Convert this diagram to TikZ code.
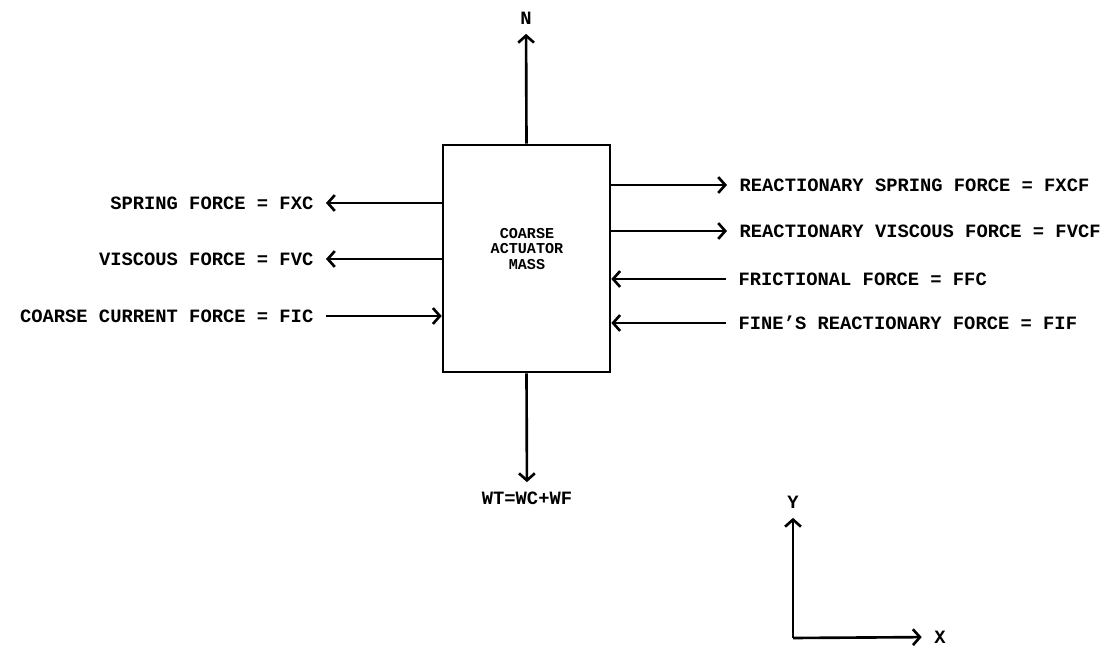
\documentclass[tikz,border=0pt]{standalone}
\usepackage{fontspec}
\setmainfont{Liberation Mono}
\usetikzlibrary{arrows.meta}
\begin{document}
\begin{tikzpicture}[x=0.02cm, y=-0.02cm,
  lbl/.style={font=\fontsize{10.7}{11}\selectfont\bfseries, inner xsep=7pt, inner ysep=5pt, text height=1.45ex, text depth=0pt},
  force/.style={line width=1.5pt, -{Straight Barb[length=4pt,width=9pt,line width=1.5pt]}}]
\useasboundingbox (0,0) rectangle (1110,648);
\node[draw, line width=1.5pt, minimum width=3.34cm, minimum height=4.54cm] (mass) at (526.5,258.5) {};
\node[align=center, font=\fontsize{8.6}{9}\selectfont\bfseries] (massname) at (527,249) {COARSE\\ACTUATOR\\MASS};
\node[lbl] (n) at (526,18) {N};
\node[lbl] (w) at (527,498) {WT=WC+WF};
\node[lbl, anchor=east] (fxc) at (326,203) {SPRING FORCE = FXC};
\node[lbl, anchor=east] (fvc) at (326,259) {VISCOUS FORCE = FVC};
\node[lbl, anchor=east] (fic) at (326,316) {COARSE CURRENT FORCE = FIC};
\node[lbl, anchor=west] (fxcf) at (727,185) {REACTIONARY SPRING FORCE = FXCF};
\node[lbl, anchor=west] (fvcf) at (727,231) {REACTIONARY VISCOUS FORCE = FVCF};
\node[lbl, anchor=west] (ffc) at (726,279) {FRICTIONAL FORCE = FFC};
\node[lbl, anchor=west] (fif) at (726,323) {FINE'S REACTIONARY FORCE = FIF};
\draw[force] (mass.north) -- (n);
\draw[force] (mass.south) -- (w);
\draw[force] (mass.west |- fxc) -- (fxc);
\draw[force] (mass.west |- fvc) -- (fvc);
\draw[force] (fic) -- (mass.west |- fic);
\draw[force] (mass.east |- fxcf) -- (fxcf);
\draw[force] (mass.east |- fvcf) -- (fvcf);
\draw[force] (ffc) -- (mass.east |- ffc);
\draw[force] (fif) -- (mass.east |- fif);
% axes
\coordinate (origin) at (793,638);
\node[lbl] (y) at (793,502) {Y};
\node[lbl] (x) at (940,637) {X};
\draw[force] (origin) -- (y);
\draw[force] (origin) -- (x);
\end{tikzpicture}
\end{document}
----------------
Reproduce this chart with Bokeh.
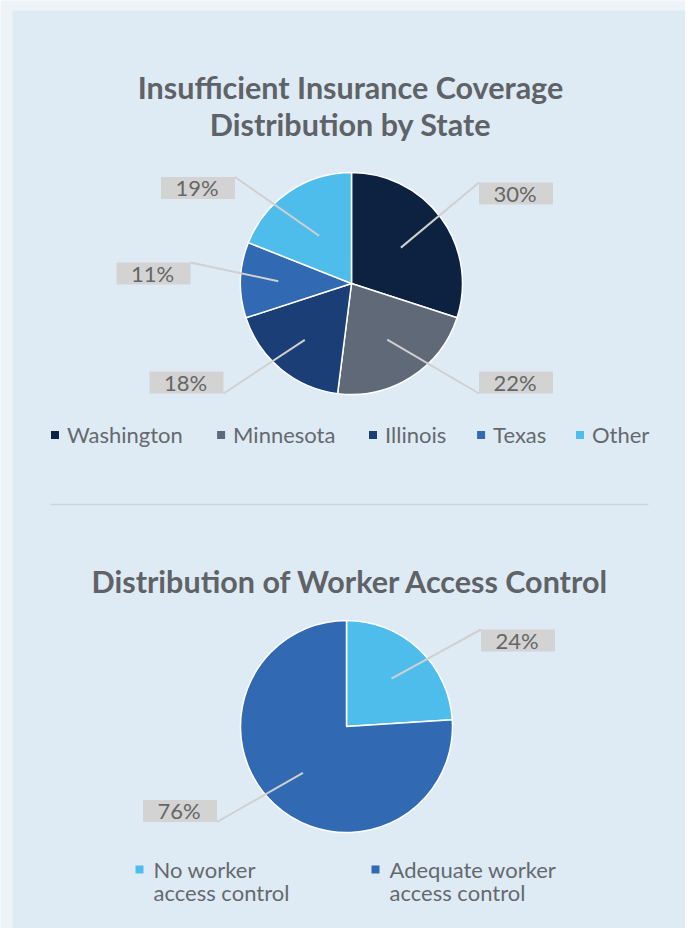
----------------
▶ **Given instruction**: Filter the entries above down to the lines containing the word "this".

▶ **Answer in full**:
Convert this diagram to TikZ code.
Reproduce this chart with Bokeh.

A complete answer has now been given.